Maladie et acquisition de congés payés : ce qui va changer

Suite du feuilleton sur l’acquisition de congés payés pendant un arrêt maladie. Afin de mettre le Code du travail en conformité avec le droit européen, après notamment le revirement de la Cour de cassation en septembre 2023, une réforme s’imposait. Le gouvernement a déposé, le 15 mars, un amendement au projet de loi portant diverses dispositions d’adaptation au droit de l’Union européenne (DDADUE).

Les salariés en arrêt pour maladie non professionnelle vont désormais pouvoir acquérir des congés payés qui seront limités à quatre semaines sur une année (minimum prévu la directive européenne 2003/88/CE du 4 novembre 2003 concernant certains aspects de l'aménagement du temps de travail).

Pour le Conseil d’Etat, saisi par le gouvernement, dans un avis publié le 14 mars 2024, « le législateur n'est pas tenu, pour assurer la conformité de la loi française à la Constitution et au droit de l'Union européenne, de conférer aux périodes d'absence pour maladie le même effet d'acquisition de droits à congés que les périodes de travail effectif »

En cas de maladie professionnelle, les salariés continuent d’acquérir des congés payés pendant leur arrêt au même rythme qu’actuellement (soit à raison de cinq semaines par an). En revanche, la limite d'un an stoppant l’acquisition de congés payés serait supprimée.
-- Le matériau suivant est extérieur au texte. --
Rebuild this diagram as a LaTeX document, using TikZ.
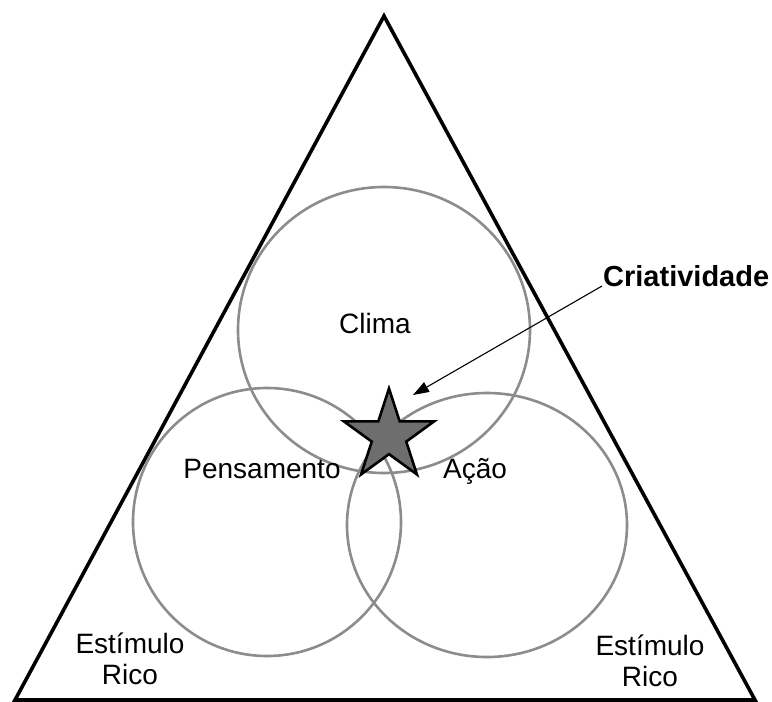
\documentclass[tikz,border=0pt]{standalone}
\usepackage{fontspec}
\setmainfont{Liberation Sans}
\usepackage{tikz}
\usetikzlibrary{shapes.geometric,arrows.meta}
\definecolor{anel}{HTML}{8C8C8C}
\definecolor{miolo}{HTML}{6E6E6E}

\begin{document}
\begin{tikzpicture}[
  x=1pt, y=-1pt,
  anel/.style={draw=anel, line width=2.6pt},
  rotulo/.style={align=center, inner sep=1pt, font=\fontsize{28}{31}\selectfont},
  arr/.style={-{Triangle[length=16pt, width=11pt]}, line width=1.1pt}
]
\useasboundingbox (0,0) rectangle (772,702);
\draw[line width=3.6pt] (384,16) -- (755,700) -- (15,700) -- cycle;
\draw[anel] (384,330) ellipse [x radius=146pt, y radius=143pt];
\draw[anel] (267,522) ellipse [x radius=134pt, y radius=134pt];
\draw[anel] (487,525) ellipse [x radius=140pt, y radius=132pt];
\node[star, star points=5, star point ratio=2.618, minimum size=95pt, inner sep=0pt,
      draw, line width=2.6pt, fill=miolo] (estrela) at (389,436) {};
\node[rotulo, anchor=base] (clima) at (375,333) {Clima};
\node[rotulo, anchor=base] (pensamento) at (262,478) {Pensamento};
\node[rotulo, anchor=base] (acao) at (475,478) {Ação};
\node[rotulo] (estimuloesq) at (130,659) {Estímulo\\Rico};
\node[rotulo] (estimulodir) at (650,661) {Estímulo\\Rico};
\node[rotulo, font=\fontsize{29}{31}\selectfont\bfseries, anchor=base west] (crea) at (602,286) {Criatividade};
\coordinate (alvo) at ([shift={(24,-41)}]estrela.center);
\draw[arr] (crea.base west) -- (alvo);
\end{tikzpicture}
\end{document}
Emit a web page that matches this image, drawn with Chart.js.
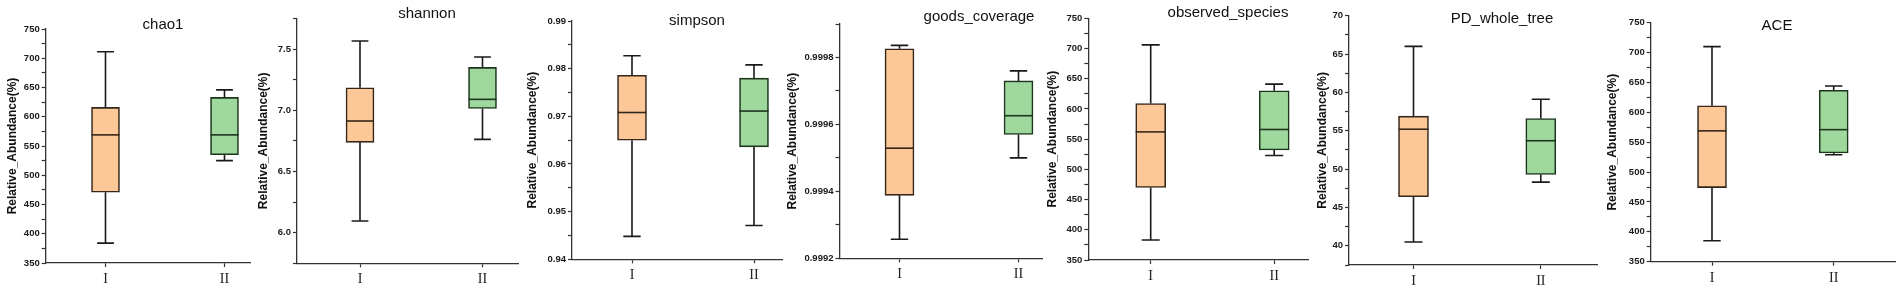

Les congés acquis pendant un arrêt maladie pourront être pris par le salarié dans un délai de 15 mois. L'employeur aura dix jours pour informer le salarié de retour au travail de ce délai et de ses droits à congés.

Enfin, la rétroactivité des indemnités dues aux salariés qui ont été malades et ont perdu des congés, serait limitée à trois ans.

Ces nouvelles règles d’acquisition et de report des droits à congés s’appliquent rétroactivement depuis le 1er décembre 2009.

L’amendement gouvernemental a été adopté par les députés le 18 mars. Après un passage en commission mixte paritaire (CMP), le projet de loi DDADUE pourrait être adopté le 10 avril prochain.